UNICEF and global partners define an orphan as a child who has lost one or both parents. By this definition there were over 132 million orphans in sub-Saharan Africa, Asia, Latin America and the Caribbean in 2005. This large figure represents not only children who have lost both parents, but also those who have lost a father but have a surviving mother or have lost their mother but have a surviving father.
Of the more than 132 million children classified as orphans, only 13 million have lost both parents. Evidence clearly shows that the vast majority of orphans are living with a surviving parent grandparent, or other family member. 95 percent of all orphans are over the age of five.
This definition contrasts with concepts of orphan in many industrialized countries, where a child must have lost both parents to qualify as an orphan. UNICEF and numerous international organizations adopted the broader definition of orphan in the mid-1990s as the AIDS pandemic began leading to the death of millions of parents worldwide, leaving an ever increasing number of children growing up without one or more parents. So the terminology of a ‘single orphan’ – the loss of one parent – and a ‘double orphan’ – the loss of both parents – was born to convey this growing crisis.

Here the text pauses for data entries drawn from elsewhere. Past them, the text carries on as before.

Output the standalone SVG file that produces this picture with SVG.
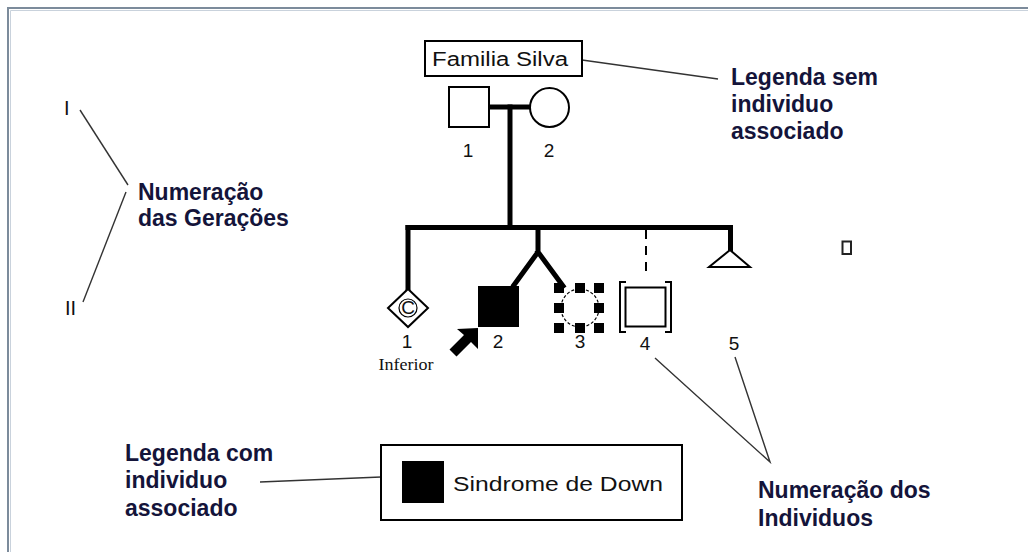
<svg xmlns="http://www.w3.org/2000/svg" width="1028" height="552" viewBox="0 0 1028 552">
<style>
.note{font-family:"Liberation Sans",Arial,sans-serif;font-weight:bold;font-size:23px;fill:#14143a}
.lbl{font-family:"Liberation Sans",Arial,sans-serif;font-size:20px;fill:#111}
.num{font-family:"Liberation Sans",Arial,sans-serif;font-size:19px;fill:#111;text-anchor:middle}
.thick{stroke:#000;stroke-width:5;fill:none;stroke-linecap:square}
.thin{stroke:#333;stroke-width:1.4;fill:none}
.shape{stroke:#000;stroke-width:2;fill:#fff}
</style>
<rect width="1028" height="552" fill="#fff"/>
<g id="frame">
<path d="M8 552 V8 H1028" fill="none" stroke="#7c8b9b" stroke-width="2"/>
<path d="M10.5 552 V10.5 H1028" fill="none" stroke="#c9d2dc" stroke-width="1"/>
</g>
<g id="connectors">
<path class="thick" d="M490 107 H530"/>
<path class="thick" d="M510 107 V227"/>
<path class="thick" d="M408 227.5 H730.5 V250" stroke-linecap="butt"/>
<path class="thick" d="M408 227.5 V289" stroke-linecap="butt"/>
<path class="thick" d="M538 228 V252 L514 285 M538 252 L563 286" stroke-linecap="butt" stroke-linejoin="miter"/>
<path d="M646 230 V277" stroke="#000" stroke-width="2" stroke-dasharray="9 7"/>
<path class="thin" d="M582 60 L718 79"/>
<path class="thin" d="M80 110 L128 185"/>
<path class="thin" d="M126 192 L83 302"/>
<path class="thin" d="M260 482 L381 477"/>
<path class="thin" d="M655 358 L770 462 L735 357"/>
</g>
<g id="familia-silva">
<rect x="425" y="41" width="157" height="35" class="shape" stroke-width="1.6"/>
<text x="432" y="66" class="lbl" font-size="22" textLength="136" lengthAdjust="spacingAndGlyphs">Familia Silva</text>
</g>
<g id="I-1">
<rect x="449" y="87" width="40" height="40" class="shape" stroke-width="1.6"/>
<text x="468" y="157" class="num">1</text>
</g>
<g id="I-2">
<circle cx="549.5" cy="107.5" r="19.5" class="shape" stroke-width="1.6"/>
<text x="549" y="157" class="num">2</text>
</g>
<g id="II-1">
<polygon points="408,289 428,308 408,327 388,308" class="shape" stroke-width="1.6"/>
<circle cx="408" cy="308" r="9" fill="none" stroke="#000" stroke-width="1.2"/>
<text x="408" y="314" class="num" font-size="16">C</text>
<text x="407" y="348" class="num">1</text>
<text x="406" y="370" font-family="'Liberation Serif','Times New Roman',serif" font-size="16" fill="#111" text-anchor="middle" textLength="55" lengthAdjust="spacingAndGlyphs">Inferior</text>
</g>
<g id="II-2">
<rect x="478" y="286" width="41" height="41" fill="#000"/>
<polygon points="478,328 457,329 464,335 449.5,349.5 456.5,356.5 471,342 478,349" fill="#000"/>
<text x="498" y="348" class="num">2</text>
</g>
<g id="II-3">
<circle cx="580" cy="308" r="19" fill="#fff" stroke="#000" stroke-width="1.2" stroke-dasharray="3 2"/>
<g fill="#000">
<rect x="554" y="283" width="10" height="10"/><rect x="575" y="283" width="10" height="10"/><rect x="594" y="283" width="10" height="10"/>
<rect x="554" y="303" width="10" height="10"/><rect x="594" y="303" width="10" height="10"/>
<rect x="554" y="323" width="10" height="10"/><rect x="575" y="323" width="10" height="10"/><rect x="594" y="323" width="10" height="10"/>
</g>
<text x="580" y="348" class="num">3</text>
</g>
<g id="II-4">
<path d="M626 282 H620 V332 H626 M665 282 H671 V332 H665" fill="none" stroke="#000" stroke-width="2"/>
<rect x="625.5" y="287.5" width="40" height="39" class="shape"/>
<text x="645" y="350" class="num">4</text>
</g>
<g id="II-5">
<polygon points="730,250 750,267 709,267" class="shape" stroke-width="1.6"/>
<text x="734" y="350" class="num">5</text>
</g>
<g id="small-box">
<rect x="842.5" y="241.5" width="8.5" height="12.5" fill="#fff" stroke="#222" stroke-width="2"/>
</g>
<g id="gen-labels">
<text x="64" y="115" class="lbl" font-size="21">I</text>
<text x="65" y="315" class="lbl" font-size="21">II</text>
</g>
<g id="note-geracoes">
<text x="138" y="200" class="note">Numeração</text>
<text x="138" y="226" class="note">das Gerações</text>
</g>
<g id="note-legenda-sem">
<text x="731" y="85" class="note">Legenda sem</text>
<text x="731" y="112" class="note">individuo</text>
<text x="731" y="139" class="note">associado</text>
</g>
<g id="note-legenda-com">
<text x="125" y="461" class="note">Legenda com</text>
<text x="125" y="488" class="note">individuo</text>
<text x="125" y="516" class="note">associado</text>
</g>
<g id="note-individuos">
<text x="758" y="498" class="note">Numeração dos</text>
<text x="758" y="526" class="note">Individuos</text>
</g>
<g id="legend">
<rect x="381" y="445" width="301" height="75" class="shape" stroke-width="1.8"/>
<rect x="402" y="461" width="42" height="42" fill="#000"/>
<text x="453" y="491" class="lbl" font-size="22" textLength="210" lengthAdjust="spacingAndGlyphs">Sindrome de Down</text>
</g>
</svg>
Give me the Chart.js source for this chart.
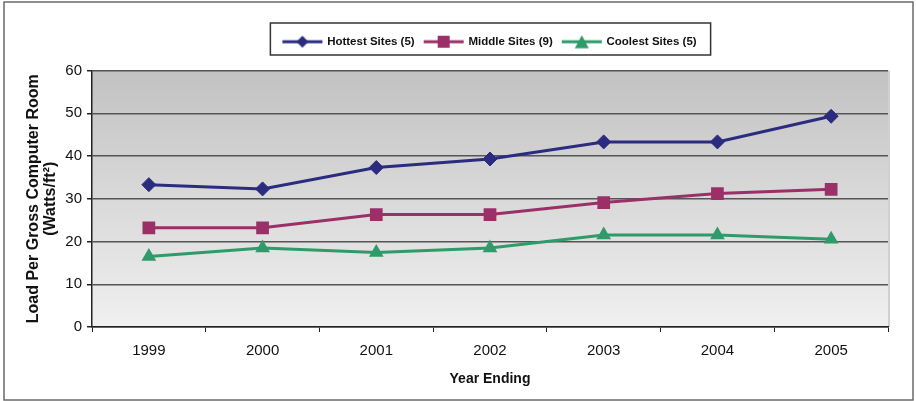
<!DOCTYPE html>
<html>
<head>
<meta charset="utf-8">
<script src="https://cdn.jsdelivr.net/npm/chart.js@4/dist/chart.umd.min.js"></script>
<style>
  html, body { margin: 0; padding: 0; background: #fff; }
  #wrap { position: relative; width: 916px; height: 401px; }
</style>
</head>
<body>
<div id="wrap"><canvas id="load-chart" width="916" height="401"></canvas></div>
<script>
/* ── Data ───────────────────────────────────────────────────────── */
const years   = ['1999', '2000', '2001', '2002', '2003', '2004', '2005'];
const hottest = [33.3, 32.3, 37.3, 39.3, 43.3, 43.3, 49.3];
const middle  = [23.2, 23.2, 26.3, 26.3, 29.1, 31.2, 32.2];
const coolest = [16.5, 18.5, 17.4, 18.5, 21.5, 21.5, 20.5];
const yTicks  = [0, 10, 20, 30, 40, 50, 60];

const FONT = '"Liberation Sans", Arial, sans-serif';
const NAVY = '#2b2c7f', PLUM = '#9b3068', SEA = '#2f9a6a';

/* ── Legend icons: short line with the series marker on it ──────── */
function legendIcon(color, shape) {
  const c = document.createElement('canvas');
  c.width = 42; c.height = 16;
  const g = c.getContext('2d');
  g.strokeStyle = color; g.fillStyle = color; g.lineWidth = 3;
  g.beginPath(); g.moveTo(1, 8); g.lineTo(41, 8); g.stroke();
  g.beginPath();
  if (shape === 'diamond') {
    g.moveTo(21, 2); g.lineTo(27, 8); g.lineTo(21, 14); g.lineTo(15, 8);
  } else if (shape === 'square') {
    g.rect(15, 2, 12, 12);
  } else {
    g.moveTo(21, 1.5); g.lineTo(28, 14.5); g.lineTo(14, 14.5);
  }
  g.closePath(); g.fill();
  return c;
}
const icons = [legendIcon(NAVY, 'diamond'), legendIcon(PLUM, 'square'), legendIcon(SEA, 'triangle')];

/* ── Plot background, frame and legend box ──────────────────────── */
const framePlugin = {
  id: 'frame',
  beforeDraw(chart) {
    const { ctx, chartArea: a } = chart;
    const grad = ctx.createLinearGradient(0, a.top, 0, a.bottom);
    grad.addColorStop(0, '#c2c2c2');
    grad.addColorStop(1, '#eff0ef');
    ctx.save();
    ctx.fillStyle = grad;
    ctx.fillRect(a.left, a.top, a.right - a.left, a.bottom - a.top);
    ctx.strokeStyle = '#d0d0d0'; ctx.lineWidth = 2;
    ctx.beginPath(); ctx.moveTo(a.right + 1, a.top); ctx.lineTo(a.right + 1, a.bottom); ctx.stroke();
    ctx.restore();
  },
  afterDraw(chart) {
    const { ctx } = chart;
    ctx.save();
    ctx.strokeStyle = '#6a6a6a'; ctx.lineWidth = 1.5;
    ctx.strokeRect(4, 2, 909, 398);
    const boxes = chart.legend.legendHitBoxes;
    if (boxes && boxes.length) {
      const l = Math.min(...boxes.map(b => b.left)) - 13;
      const r = Math.max(...boxes.map(b => b.left + b.width)) + 14;
      ctx.strokeStyle = '#333'; ctx.lineWidth = 1.5;
      ctx.strokeRect(l, 23, r - l, 32);
    }
    ctx.restore();
  }
};

new Chart(document.getElementById('load-chart'), {
  type: 'line',
  data: {
    labels: years,
    datasets: [
      { label: 'Hottest Sites (5)', data: hottest, borderColor: NAVY, backgroundColor: NAVY,
        pointStyle: 'rectRot', pointRadius: 7, pointBorderWidth: 1 },
      { label: 'Middle Sites (9)', data: middle, borderColor: PLUM, backgroundColor: PLUM,
        pointStyle: 'rect', pointRadius: 9, pointBorderWidth: 0 },
      { label: 'Coolest Sites (5)', data: coolest, borderColor: SEA, backgroundColor: SEA,
        pointStyle: 'triangle', pointRadius: 8.5, pointBorderWidth: 0 },
    ].map(d => Object.assign(d, { borderWidth: 3, tension: 0, fill: false }))
  },
  options: {
    responsive: false, animation: false, devicePixelRatio: 1,
    layout: { padding: { left: 10, right: 28, top: 26, bottom: 9 } },
    plugins: {
      tooltip: { enabled: false },
      legend: {
        position: 'top', fullSize: false,
        labels: {
          usePointStyle: true, pointStyleWidth: 38, padding: 10,
          color: '#111', font: { family: FONT, size: 11.5, weight: 'bold' },
          generateLabels: chart => chart.data.datasets.map((d, i) => ({
            text: d.label, pointStyle: icons[i], datasetIndex: i,
            fillStyle: d.borderColor, strokeStyle: d.borderColor, lineWidth: 0, fontColor: '#111'
          }))
        }
      },
      subtitle: { display: true, text: '', weight: 100, font: { size: 1, lineHeight: 1 },
                  padding: { top: 12, bottom: 0 } }
    },
    scales: {
      x: {
        offset: true,
        grid: { display: true, drawOnChartArea: false, drawTicks: true, tickLength: 5, color: '#222', offset: true },
        border: { display: true, color: '#222', width: 1.5 },
        ticks: { color: '#111', font: { family: FONT, size: 15 }, padding: 10, maxRotation: 0 },
        title: { display: true, text: 'Year Ending', color: '#111',
                 font: { family: FONT, size: 14, weight: 'bold' }, padding: { top: 4 } },
        afterFit: s => { s.height = 65; }
      },
      y: {
        min: 0, max: 60,
        afterBuildTicks: s => { s.ticks = yTicks.map(v => ({ value: v })); },
        grid: { color: '#555', lineWidth: 1.5, tickLength: 5, tickColor: '#222' },
        border: { display: true, color: '#222', width: 1.5 },
        ticks: { color: '#111', font: { family: FONT, size: 15 }, padding: 5 },
        title: { display: true, text: ['Load Per Gross Computer Room', '(Watts/ft²)'], color: '#111',
                 font: { family: FONT, size: 16, weight: 'bold', lineHeight: 1.05 }, padding: { top: 15, bottom: 0 } },
        afterFit: s => { s.width = 82; }
      }
    }
  },
  plugins: [framePlugin]
});
</script>
</body>
</html>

However, this difference in terminology can have concrete implications for policies and programming for children. For example, UNICEF’s ‘orphan’ statistic might be interpreted to mean that globally there are 132 million children in need of a new family, shelter, or care. This misunderstanding may then lead to responses that focus on providing care for individual children rather than supporting the families and communities that care for orphans and are in need of support.
In keeping with this and the agency’s commitment to adapt to the evolving realities of the AIDS crisis, UNICEF commissioned an analysis of population household surveys across 36 countries. Designed to compare current conditions of orphans and non-orphans, the global analysis suggests we should further expand our scope, focusing less on the concept of orphanhood and more on a range of factors that render children vulnerable. These factors include the family's ownership of property, the poverty level of the household, the child’s relationship to the head of the household, and the education level of the child’s parents, if they are living.
In UNICEF’s experience, these are the elements that can help identify both children and their families – whether this term includes living parents, grandparents or other relatives – who have the greatest need for our support.